▶ **WHAT IS REQUIRED**: Take the lines from the head of the listing through the one bearing "[8.5, 9.5, 37.4];" and copy them exactly, leaving every picture out.

▶ **RECORDED DATA**:
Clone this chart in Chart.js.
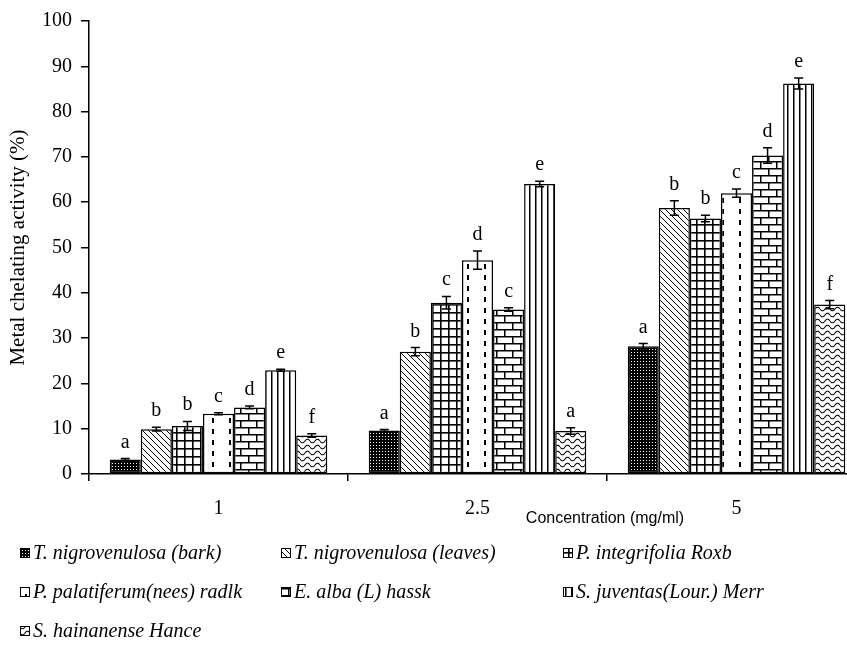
<!DOCTYPE html>
<html>
<head>
<meta charset="utf-8">
<script src="https://cdn.jsdelivr.net/npm/chart.js@4.4.1/dist/chart.umd.min.js"></script>
<style>
  html, body { margin: 0; padding: 0; background: #fff; overflow: hidden; width: 847px; height: 648px; }
  #wrap { position: relative; width: 880px; height: 648px; }
</style>
</head>
<body>
<div id="wrap"><canvas id="chart" width="880" height="648"></canvas></div>
<script>
// Concentrations tested (mg/ml)
const concentrations = ['1', '2.5', '5'];
const yTicks = [0, 10, 20, 30, 40, 50, 60, 70, 80, 90, 100];

// Extracts
const extracts = [
  'T. nigrovenulosa (bark)',
  'T. nigrovenulosa (leaves)',
  'P. integrifolia Roxb',
  'P. palatiferum(nees) radlk',
  'E. alba (L) hassk',
  'S. juventas(Lour.) Merr',
  'S. hainanense Hance'
];

// Metal chelating activity (%) per extract, at 1 / 2.5 / 5 mg/ml
const barkValues      = [3.2, 9.6, 28.2];
const leavesValues    = [9.9, 27.0, 58.7];
const integrifolia    = [10.6, 37.8, 56.4];
const palatiferum     = [13.3, 47.2, 62.0];
const albaValues      = [14.7, 36.3, 70.3];
const juventasValues  = [22.9, 64.0, 86.2];
const hainanense      = [8.5, 9.5, 37.4];

// Standard deviations
const barkErr      = [0.2, 0.2, 0.6];
const leavesErr    = [0.4, 0.9, 1.6];
const integErr     = [1.0, 1.4, 0.7];
const palatErr     = [0.2, 2.0, 0.9];
const albaErr      = [0.3, 0.4, 1.7];
const juventasErr  = [0.2, 0.6, 1.2];
const hainErr      = [0.4, 0.7, 0.9];

// Significance letters
const barkLetters     = ['a', 'a', 'a'];
const leavesLetters   = ['b', 'b', 'b'];
const integLetters    = ['b', 'c', 'b'];
const palatLetters    = ['c', 'd', 'c'];
const albaLetters     = ['d', 'c', 'd'];
const juventasLetters = ['e', 'e', 'e'];
const hainLetters     = ['f', 'a', 'f'];

// ---- fill patterns ----
function tile(w, h, draw) {
  const c = document.createElement('canvas');
  c.width = w; c.height = h;
  const g = c.getContext('2d');
  g.fillStyle = '#fff'; g.fillRect(0, 0, w, h);
  g.strokeStyle = '#000'; g.fillStyle = '#000';
  draw(g, w, h);
  return c;
}
const patternTiles = [
  // dense dark mesh
  tile(3, 3, (g) => { g.fillRect(0, 0, 3, 3); g.fillStyle = '#fff'; g.fillRect(1, 1, 1, 1); }),
  // backslash hatching
  tile(6, 6, (g) => {
    g.lineWidth = 1;
    g.beginPath();
    g.moveTo(-1, -1); g.lineTo(7, 7);
    g.moveTo(-7, -1); g.lineTo(1, 7);
    g.moveTo(5, -1); g.lineTo(13, 7);
    g.stroke();
  }),
  // square grid
  tile(8, 8, (g) => { g.fillRect(0, 0, 8, 1.6); g.fillRect(0, 0, 1.6, 8); }),
  // vertical dashes
  tile(17, 11, (g) => { g.fillRect(8, 0, 2, 5); }),
  // brick
  tile(16, 14, (g) => {
    g.fillRect(0, 0, 16, 1.5); g.fillRect(0, 7, 16, 1.5);
    g.fillRect(0, 0, 1.5, 7); g.fillRect(8, 7, 1.5, 7);
  }),
  // vertical lines
  tile(6, 4, (g) => { g.fillRect(1, 0, 1.5, 4); }),
  // wavy lines
  tile(10, 6, (g) => {
    g.lineWidth = 1.1;
    g.beginPath();
    for (let x = 0; x <= 10; x += 0.5) {
      const y = 3 + 1.8 * Math.sin((x / 10) * Math.PI * 2);
      if (x === 0) g.moveTo(x, y); else g.lineTo(x, y);
    }
    g.stroke();
  })
];
const ctx0 = document.getElementById('chart').getContext('2d');
const patterns = patternTiles.map(t => ctx0.createPattern(t, 'repeat'));

const seriesValues = [barkValues, leavesValues, integrifolia, palatiferum, albaValues, juventasValues, hainanense];
const seriesErrors = [barkErr, leavesErr, integErr, palatErr, albaErr, juventasErr, hainErr];
const seriesLetters = [barkLetters, leavesLetters, integLetters, palatLetters, albaLetters, juventasLetters, hainLetters];

const datasets = extracts.map((name, i) => ({
  label: name,
  data: seriesValues[i],
  errors: seriesErrors[i],
  letters: seriesLetters[i],
  backgroundColor: patterns[i],
  borderColor: '#000',
  borderWidth: 1.5,
  borderSkipped: false,
  categoryPercentage: 0.84,
  barPercentage: 1.0
}));

const SERIF = '"Liberation Serif", "Times New Roman", serif';

// error bars + letters above each bar
const errorBarPlugin = {
  id: 'errorBars',
  afterDatasetsDraw(chart) {
    const { ctx, scales: { y } } = chart;
    ctx.save();
    chart.data.datasets.forEach((ds, di) => {
      const meta = chart.getDatasetMeta(di);
      meta.data.forEach((bar, i) => {
        const v = ds.data[i], e = ds.errors[i];
        const yTop = y.getPixelForValue(v + e);
        const yBot = y.getPixelForValue(v - e);
        ctx.strokeStyle = '#000';
        ctx.lineWidth = 1.5;
        ctx.beginPath();
        ctx.moveTo(bar.x, yTop); ctx.lineTo(bar.x, yBot);
        ctx.moveTo(bar.x - 4.5, yTop); ctx.lineTo(bar.x + 4.5, yTop);
        ctx.moveTo(bar.x - 4.5, yBot); ctx.lineTo(bar.x + 4.5, yBot);
        ctx.stroke();
        ctx.fillStyle = '#000';
        ctx.font = '20px ' + SERIF;
        ctx.textAlign = 'center';
        ctx.textBaseline = 'alphabetic';
        ctx.fillText(ds.letters[i], bar.x, yTop - 11);
      });
    });
    ctx.restore();
  }
};

// x-axis title and the three-column legend under the plot
const legendPlugin = {
  id: 'bottomLegend',
  afterDraw(chart) {
    const { ctx } = chart;
    ctx.save();
    ctx.fillStyle = '#000';
    ctx.font = '16px "Liberation Sans", Arial, sans-serif';
    ctx.textAlign = 'center';
    ctx.textBaseline = 'middle';
    ctx.fillText('Concentration (mg/ml)', 605, 519);

    const cols = [20, 281, 563];
    const rows = [553, 592, 631];
    ctx.font = 'italic 20px ' + SERIF;
    ctx.textAlign = 'left';
    chart.data.datasets.forEach((ds, i) => {
      const x = cols[i % 3], yc = rows[Math.floor(i / 3)];
      ctx.fillStyle = ds.backgroundColor;
      ctx.fillRect(x, yc - 5, 10, 10);
      ctx.strokeStyle = '#000';
      ctx.lineWidth = 1;
      ctx.strokeRect(x + 0.5, yc - 4.5, 9, 9);
      ctx.fillStyle = '#000';
      ctx.fillText(ds.label, x + 13, yc + 1);
    });
    ctx.restore();
  }
};

new Chart(ctx0, {
  type: 'bar',
  data: { labels: concentrations, datasets },
  options: {
    responsive: false,
    animation: false,
    layout: { padding: { top: 20, right: 14, bottom: 0, left: 0 } },
    plugins: { legend: { display: false }, tooltip: { enabled: false } },
    scales: {
      x: {
        grid: { display: true, drawOnChartArea: false, drawTicks: true, tickLength: 7, color: '#000', lineWidth: 1.5, offset: true },
        border: { display: true, color: '#000', width: 1.5 },
        ticks: { color: '#000', font: { family: SERIF, size: 20 }, padding: 16 },
        afterFit(s) { s.height = 174; }
      },
      y: {
        min: 0, max: 100,
        afterBuildTicks(s) { s.ticks = yTicks.map(v => ({ value: v })); },
        grid: { display: true, drawOnChartArea: false, drawTicks: true, tickLength: 8, color: '#000', lineWidth: 1.5 },
        border: { display: true, color: '#000', width: 1.5 },
        ticks: { color: '#000', font: { family: SERIF, size: 20 }, padding: 9 },
        title: { display: true, text: 'Metal chelating activity (%)', color: '#000', font: { family: SERIF, size: 21 }, padding: { top: 6, bottom: 0 } },
        afterFit(s) { s.width = 89; }
      }
    }
  },
  plugins: [errorBarPlugin, legendPlugin]
});
</script>
</body>
</html>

▶ **RESULT OF THE EXERCISE**:
Clone this chart in Chart.js.
<!DOCTYPE html>
<html>
<head>
<meta charset="utf-8">
<script src="https://cdn.jsdelivr.net/npm/chart.js@4.4.1/dist/chart.umd.min.js"></script>
<style>
  html, body { margin: 0; padding: 0; background: #fff; overflow: hidden; width: 847px; height: 648px; }
  #wrap { position: relative; width: 880px; height: 648px; }
</style>
</head>
<body>
<div id="wrap"><canvas id="chart" width="880" height="648"></canvas></div>
<script>
// Concentrations tested (mg/ml)
const concentrations = ['1', '2.5', '5'];
const yTicks = [0, 10, 20, 30, 40, 50, 60, 70, 80, 90, 100];

// Extracts
const extracts = [
  'T. nigrovenulosa (bark)',
  'T. nigrovenulosa (leaves)',
  'P. integrifolia Roxb',
  'P. palatiferum(nees) radlk',
  'E. alba (L) hassk',
  'S. juventas(Lour.) Merr',
  'S. hainanense Hance'
];

// Metal chelating activity (%) per extract, at 1 / 2.5 / 5 mg/ml
const barkValues      = [3.2, 9.6, 28.2];
const leavesValues    = [9.9, 27.0, 58.7];
const integrifolia    = [10.6, 37.8, 56.4];
const palatiferum     = [13.3, 47.2, 62.0];
const albaValues      = [14.7, 36.3, 70.3];
const juventasValues  = [22.9, 64.0, 86.2];
const hainanense      = [8.5, 9.5, 37.4];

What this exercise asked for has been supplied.